Developer Tools
JWT Decoder
Decode JWT header and payload claims locally in your browser without uploading tokens or verifying signatures.
Runs locally in your browser
JWT Decoder
Decode JWT header and payload claims for debugging. Signature verification is not performed.
What this JWT Decoder is for
Use this JWT Decoder to inspect the header and payload of a JSON Web Token while debugging authentication flows, OAuth integrations, API requests, or local development test tokens.
The decoder runs in your browser. It does not upload the token, decoded claims, or copied output to a server.
Important security note
Decoding is not validation. A JWT payload is just base64url-encoded JSON until your backend verifies the signature and checks claims such as issuer, audience, expiration, not-before time, and scopes.

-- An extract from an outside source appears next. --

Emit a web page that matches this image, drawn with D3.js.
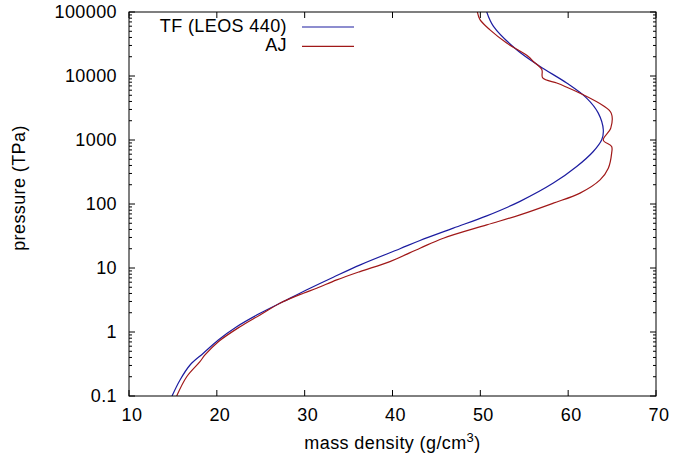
<!DOCTYPE html>
<html>
<head>
<meta charset="utf-8">
<script src="https://cdn.jsdelivr.net/npm/d3@7"></script>
<style>
    body { margin: 0; background: #fff; }
    svg text { font-family: "Liberation Sans", Arial, Helvetica, sans-serif; font-size: 18px; letter-spacing: 0.4px; fill: #000; }
</style>
</head>
<body>
<div class="densityChart"></div>
<script>
// series: mass density (g/cm3) against pressure (TPa)
const tfDensity = [14.9, 15.81, 16.95, 18.46, 20.17, 22.26, 24.92, 27.57, 30.61, 33.26, 36.33, 40.85, 43.13, 46.92, 50.73, 54.52, 58.31, 60.97, 62.86, 63.82, 64.0, 63.43, 62.1, 59.83, 56.8, 54.14, 51.5, 50.73];
const tfPressure = [0.1, 0.178, 0.305, 0.466, 0.751, 1.21, 1.96, 2.99, 4.83, 7.18, 11.2, 20.0, 26.9, 41.9, 65.3, 110, 212, 385, 661, 1007, 1445, 2630, 4520, 7760, 14100, 25700, 59600, 100000];

const ajDensity = [15.43, 16.57, 18.08, 18.65, 20.17, 22.64, 24.92, 27.19, 29.85, 31.37, 33.65, 36.3, 39.7, 43.13, 45.79, 50.73, 54.52, 58.31, 61.35, 63.63, 64.57, 64.95, 64.95, 64.0, 64.85, 64.9, 64.0, 61.73, 59.64, 58.7, 57.1, 57.0, 56.0, 55.46, 53.0, 51.1, 49.96, 49.66];
const ajPressure = [0.1, 0.2, 0.344, 0.438, 0.706, 1.21, 1.85, 2.82, 4.04, 4.83, 6.51, 8.79, 12.6, 20.4, 29.2, 47.2, 67.6, 103, 148, 238, 363, 624, 791, 1000, 1535, 2630, 3430, 5090, 6870, 7760, 9330, 12600, 17000, 20200, 32700, 52500, 75900, 100000];

const seriesNames = ["TF (LEOS 440)", "AJ"];
const seriesColours = ["#1c1ca0", "#a01818"];

const xTicks = [10, 20, 30, 40, 50, 60, 70];
const yTicks = [0.1, 1, 10, 100, 1000, 10000, 100000];
const yTickLabels = ["0.1", "1", "10", "100", "1000", "10000", "100000"];


function _drawDensityChart()
{
    const width = 673, height = 456;
    const margin = { top: 12, right: 17, bottom: 60, left: 129 };
    const innerWidth = width - margin.left - margin.right;
    const innerHeight = height - margin.top - margin.bottom;

    let svg = d3.select(".densityChart").append("svg")
                .attr("width", width)
                .attr("height", height);

    let x = d3.scaleLinear().domain([10, 70]).range([margin.left, margin.left + innerWidth]);
    let y = d3.scaleLog().domain([0.1, 100000]).range([margin.top + innerHeight, margin.top]);

    const left = x.range()[0], right = x.range()[1];
    const top = y.range()[1], bottom = y.range()[0];

    let axes = svg.append("g").attr("stroke", "#000").attr("stroke-width", 1);

    // x ticks, mirrored on the top edge
    xTicks.forEach(t => {
        axes.append("line").attr("x1", x(t)).attr("x2", x(t)).attr("y1", bottom).attr("y2", bottom - 6);
        axes.append("line").attr("x1", x(t)).attr("x2", x(t)).attr("y1", top).attr("y2", top + 6);
    });

    // y major and minor (log) ticks, mirrored on the right edge
    yTicks.forEach((t, i) => {
        axes.append("line").attr("x1", left).attr("x2", left + 6).attr("y1", y(t)).attr("y2", y(t));
        axes.append("line").attr("x1", right).attr("x2", right - 6).attr("y1", y(t)).attr("y2", y(t));
        if( i < yTicks.length - 1 )
        {
            d3.range(2, 10).forEach(m => {
                const v = t * m;
                axes.append("line").attr("x1", left).attr("x2", left + 3).attr("y1", y(v)).attr("y2", y(v));
                axes.append("line").attr("x1", right).attr("x2", right - 3).attr("y1", y(v)).attr("y2", y(v));
            });
        }
    });

    // tick labels
    svg.append("g").selectAll("text")
        .data(xTicks)
        .enter().append("text")
            .attr("x", d => x(d) + 3)
            .attr("y", bottom + 25)
            .attr("text-anchor", "middle")
            .text(d => d);

    svg.append("g").selectAll("text")
        .data(yTicks)
        .enter().append("text")
            .attr("x", left - 12)
            .attr("y", d => y(d))
            .attr("dy", "0.36em")
            .attr("text-anchor", "end")
            .text((d, i) => yTickLabels[i]);

    // axis titles
    let xTitle = svg.append("text")
        .attr("x", (left + right) / 2)
        .attr("y", 449)
        .attr("text-anchor", "middle");
    xTitle.append("tspan").text("mass density (g/cm");
    xTitle.append("tspan").attr("dy", -7).style("font-size", "13px").text("3");
    xTitle.append("tspan").attr("dy", 7).text(")");

    svg.append("text")
        .attr("transform", "translate(25,188) rotate(-90)")
        .attr("text-anchor", "middle")
        .text("pressure (TPa)");

    // curves
    let plot = svg.append("g");
    plot.append("clipPath").attr("id", "plotClip")
        .append("rect").attr("x", left).attr("y", top).attr("width", innerWidth).attr("height", innerHeight);

    let curveLine = d3.line()
        .x(d => x(d[0]))
        .y(d => y(d[1]))
        .curve(d3.curveCatmullRom.alpha(0.5));

    plot.append("path")
        .attr("clip-path", "url(#plotClip)")
        .attr("d", curveLine(d3.zip(tfDensity, tfPressure)))
        .attr("fill", "none")
        .attr("stroke", seriesColours[0])
        .attr("stroke-width", 1.2);

    plot.append("path")
        .attr("clip-path", "url(#plotClip)")
        .attr("d", curveLine(d3.zip(ajDensity, ajPressure)))
        .attr("fill", "none")
        .attr("stroke", seriesColours[1])
        .attr("stroke-width", 1.2);

    // legend
    let legend = svg.append("g");
    seriesNames.forEach((name, i) => {
        const ly = 27 + i * 19.3;
        legend.append("text")
            .attr("x", 287)
            .attr("y", ly - 1.5)
            .attr("dy", "0.36em")
            .attr("text-anchor", "end")
            .text(name);
        legend.append("line")
            .attr("x1", 302).attr("x2", 354)
            .attr("y1", ly).attr("y2", ly)
            .attr("stroke", seriesColours[i])
            .attr("stroke-width", 1.2);
    });

    // frame
    svg.append("rect")
        .attr("x", left).attr("y", top)
        .attr("width", innerWidth).attr("height", innerHeight)
        .attr("fill", "none")
        .attr("stroke", "#000")
        .attr("stroke-width", 1);
}

_drawDensityChart();
</script>
</body>
</html>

Do not treat a token as trusted because it can be decoded. Treat decoded output as inspection data only.
How to use it
Paste a JWT with three dot-separated segments, then click Decode JWT. The tool displays the decoded header, decoded payload, common claim summary, and whether a signature segment exists.

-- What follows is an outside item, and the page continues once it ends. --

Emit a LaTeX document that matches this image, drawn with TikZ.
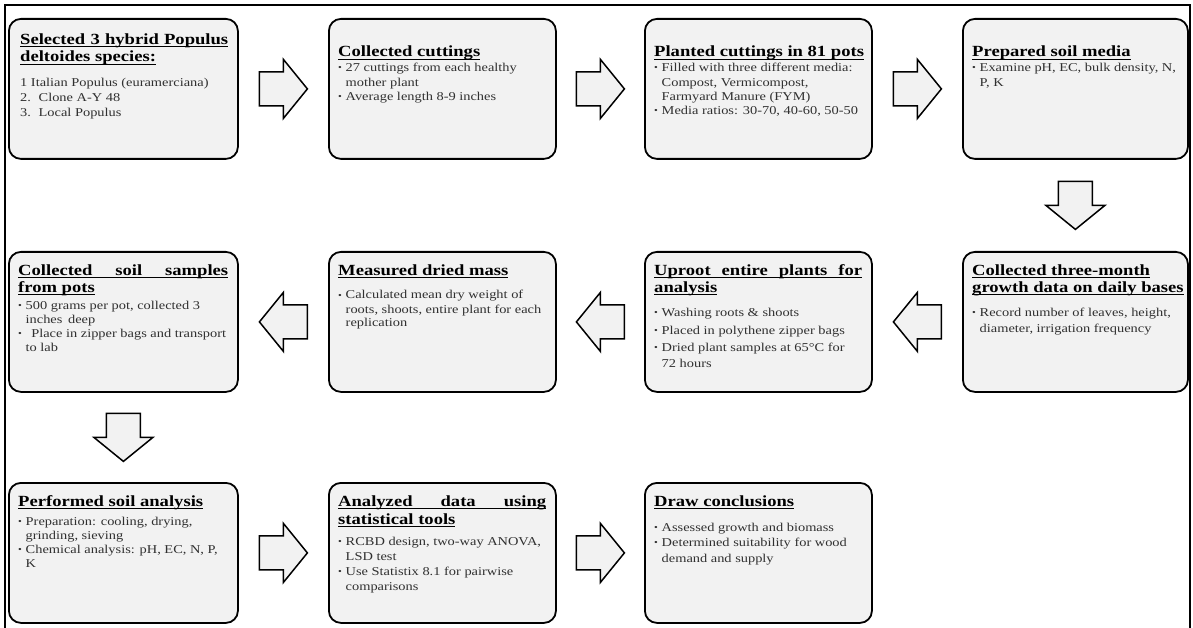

Use test tokens or redacted examples when possible. Real access tokens and ID tokens may contain sensitive user, tenant, or authorization data.
Related reading
Use the Unix Timestamp Converter when you need to inspect JWT iat, nbf, or exp values as UTC and local dates. Read JWT vs Session Authentication for architecture tradeoffs, Access Token vs Refresh Token for token lifecycle decisions, OAuth 2.0 Explained for Backend Developers for authorization flow context, and CSRF vs XSS for browser-side token risks.
FAQ
JWT Decoder questions
Does this JWT Decoder upload my token?
No. Decoding runs locally in your browser, and the tool does not send JWT input to a server.

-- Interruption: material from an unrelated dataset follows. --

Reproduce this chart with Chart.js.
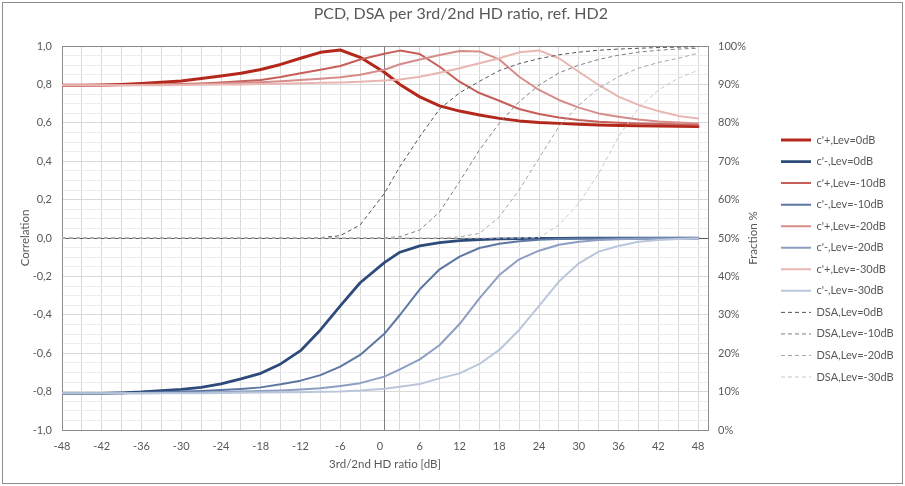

Does this tool verify the JWT signature?
No. It decodes the header and payload only. A decoded token is not automatically trusted unless the signature, issuer, audience, and expiration are validated by your backend.
Is it safe to paste a production JWT here?
Avoid pasting real production tokens into any web tool unless you fully trust the environment. Prefer using test tokens or redacted examples.
What parts of a JWT does this show?
It shows the decoded header, decoded payload, common registered claims, and whether a signature segment is present.